Do not copy the pictures; transcribe all other material exactly.

— START —

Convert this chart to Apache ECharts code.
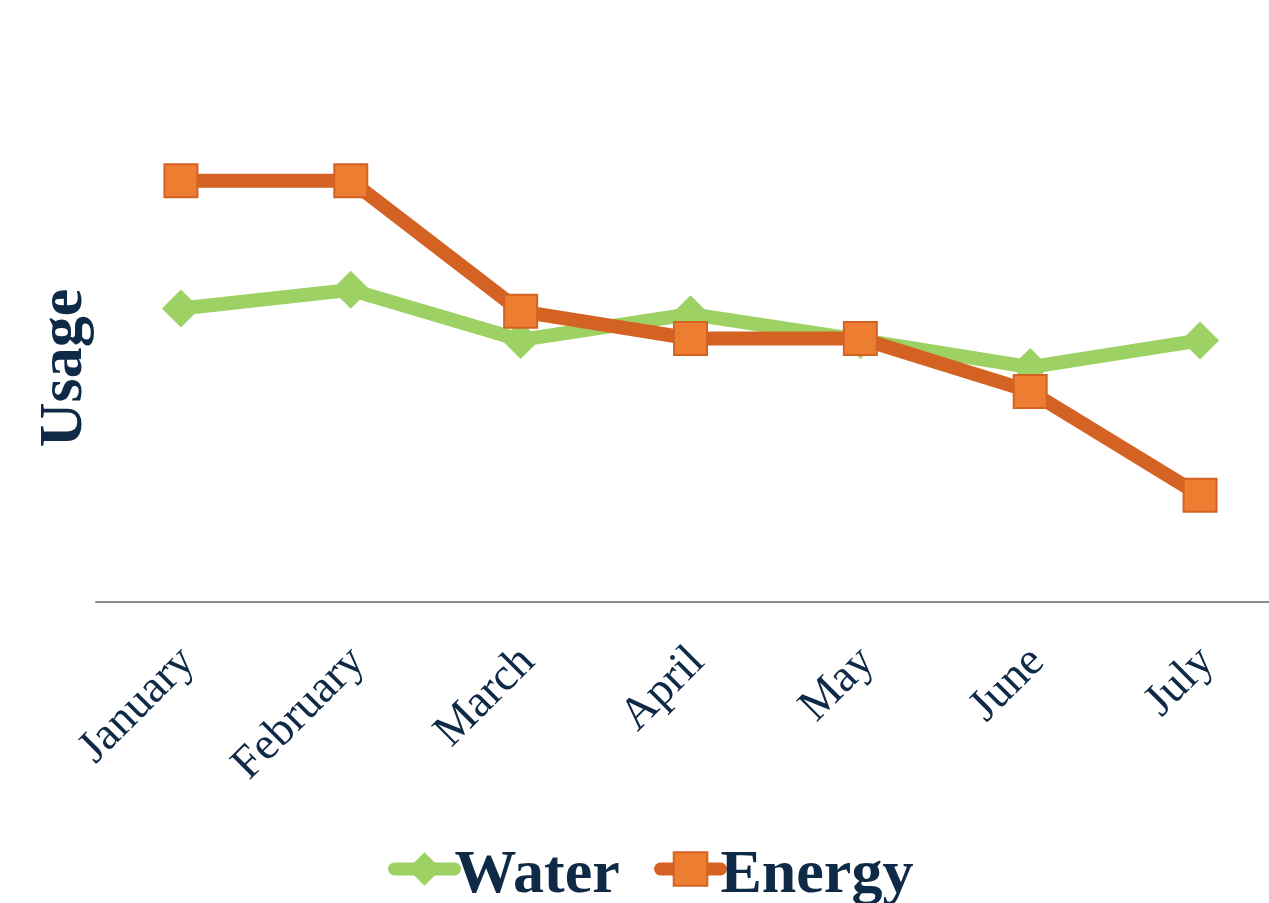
<!DOCTYPE html>
<html>
<head>
<meta charset="utf-8">
<script src="https://cdn.jsdelivr.net/npm/echarts@6/dist/echarts.min.js"></script>
<style>
html,body{margin:0;padding:0;background:#fff;}
#chart{width:1269px;height:903px;}
</style>
</head>
<body>
<div id="chart"></div>
<script>
const categories = ['January','February','March','April','May','June','July'];
const waterValues = [62.7, 66.7, 56.0, 61.5, 56.0, 50.2, 55.9];
const energyValues = [90.0, 90.0, 62.1, 56.3, 56.3, 45.0, 22.8];
const seriesNames = ['Water', 'Energy'];
const yAxisTitle = 'Usage';

const textColor = '#0e2a47';
const serif = '"Liberation Serif", "Times New Roman", serif';

const chart = echarts.init(document.getElementById('chart'));
chart.setOption({
  animation: false,
  backgroundColor: '#ffffff',
  grid: { left: 96, width: 1189, top: 134, bottom: 301, containLabel: false, outerBoundsMode: 'none' },
  legend: {
    data: seriesNames,
    left: 383,
    top: 840,
    itemWidth: 60,
    itemHeight: 42,
    itemGap: 34,
    lineStyle: { width: 13, cap: 'round' },
    formatter: function (name) { return '{t|' + name + '}{e| }'; },
    textStyle: {
      fontFamily: serif, fontWeight: 'bold', fontSize: 62, color: textColor, padding: [0,0,0,-5],
      rich: {
        t: { fontFamily: serif, fontWeight: 'bold', fontSize: 62, color: textColor, lineHeight: 62, verticalAlign: 'bottom' },
        e: { fontSize: 1, lineHeight: 76 }
      }
    }
  },
  xAxis: {
    type: 'category',
    data: categories,
    boundaryGap: true,
    axisLine: { show: true, lineStyle: { color: '#8c8c8c', width: 2 } },
    axisTick: { show: false },
    axisLabel: { rotate: 45, fontFamily: serif, fontSize: 46, color: textColor, margin: 60, interval: 0, padding: [0, -10, 0, 0] }
  },
  yAxis: {
    type: 'value',
    min: 0,
    max: 100,
    name: yAxisTitle,
    nameLocation: 'middle',
    nameGap: 0,
    nameTextStyle: { fontFamily: serif, fontWeight: 'bold', fontSize: 62, color: textColor },
    axisLine: { show: false },
    axisTick: { show: false },
    axisLabel: { show: false },
    splitLine: { show: false }
  },
  series: [
    {
      name: 'Water',
      type: 'line',
      data: waterValues,
      symbol: 'diamond',
      symbolSize: 38,
      lineStyle: { color: '#9dd163', width: 14 },
      itemStyle: { color: '#9dd163' },
      z: 2
    },
    {
      name: 'Energy',
      type: 'line',
      data: energyValues,
      symbol: 'rect',
      symbolSize: 33,
      lineStyle: { color: '#d46222', width: 14 },
      itemStyle: { color: '#ed7d31', borderColor: '#d46222', borderWidth: 2 },
      z: 3
    }
  ]
});
</script>
</body>
</html>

— END —

● **Correct answer**:
Convert this chart to Apache ECharts code.
<!DOCTYPE html>
<html>
<head>
<meta charset="utf-8">
<script src="https://cdn.jsdelivr.net/npm/echarts@6/dist/echarts.min.js"></script>
<style>
html,body{margin:0;padding:0;background:#fff;}
#chart{width:1269px;height:903px;}
</style>
</head>
<body>
<div id="chart"></div>
<script>
const categories = ['January','February','March','April','May','June','July'];
const waterValues = [62.7, 66.7, 56.0, 61.5, 56.0, 50.2, 55.9];
const energyValues = [90.0, 90.0, 62.1, 56.3, 56.3, 45.0, 22.8];
const seriesNames = ['Water', 'Energy'];
const yAxisTitle = 'Usage';

const textColor = '#0e2a47';
const serif = '"Liberation Serif", "Times New Roman", serif';

const chart = echarts.init(document.getElementById('chart'));
chart.setOption({
  animation: false,
  backgroundColor: '#ffffff',
  grid: { left: 96, width: 1189, top: 134, bottom: 301, containLabel: false, outerBoundsMode: 'none' },
  legend: {
    data: seriesNames,
    left: 383,
    top: 840,
    itemWidth: 60,
    itemHeight: 42,
    itemGap: 34,
    lineStyle: { width: 13, cap: 'round' },
    formatter: function (name) { return '{t|' + name + '}{e| }'; },
    textStyle: {
      fontFamily: serif, fontWeight: 'bold', fontSize: 62, color: textColor, padding: [0,0,0,-5],
      rich: {
        t: { fontFamily: serif, fontWeight: 'bold', fontSize: 62, color: textColor, lineHeight: 62, verticalAlign: 'bottom' },
        e: { fontSize: 1, lineHeight: 76 }
      }
    }
  },
  xAxis: {
    type: 'category',
    data: categories,
    boundaryGap: true,
    axisLine: { show: true, lineStyle: { color: '#8c8c8c', width: 2 } },
    axisTick: { show: false },
    axisLabel: { rotate: 45, fontFamily: serif, fontSize: 46, color: textColor, margin: 60, interval: 0, padding: [0, -10, 0, 0] }
  },
  yAxis: {
    type: 'value',
    min: 0,
    max: 100,
    name: yAxisTitle,
    nameLocation: 'middle',
    nameGap: 0,
    nameTextStyle: { fontFamily: serif, fontWeight: 'bold', fontSize: 62, color: textColor },
    axisLine: { show: false },
    axisTick: { show: false },
    axisLabel: { show: false },
    splitLine: { show: false }
  },
  series: [
    {
      name: 'Water',
      type: 'line',
      data: waterValues,
      symbol: 'diamond',
      symbolSize: 38,
      lineStyle: { color: '#9dd163', width: 14 },
      itemStyle: { color: '#9dd163' },
      z: 2
    },
    {
      name: 'Energy',
      type: 'line',
      data: energyValues,
      symbol: 'rect',
      symbolSize: 33,
      lineStyle: { color: '#d46222', width: 14 },
      itemStyle: { color: '#ed7d31', borderColor: '#d46222', borderWidth: 2 },
      z: 3
    }
  ]
});
</script>
</body>
</html>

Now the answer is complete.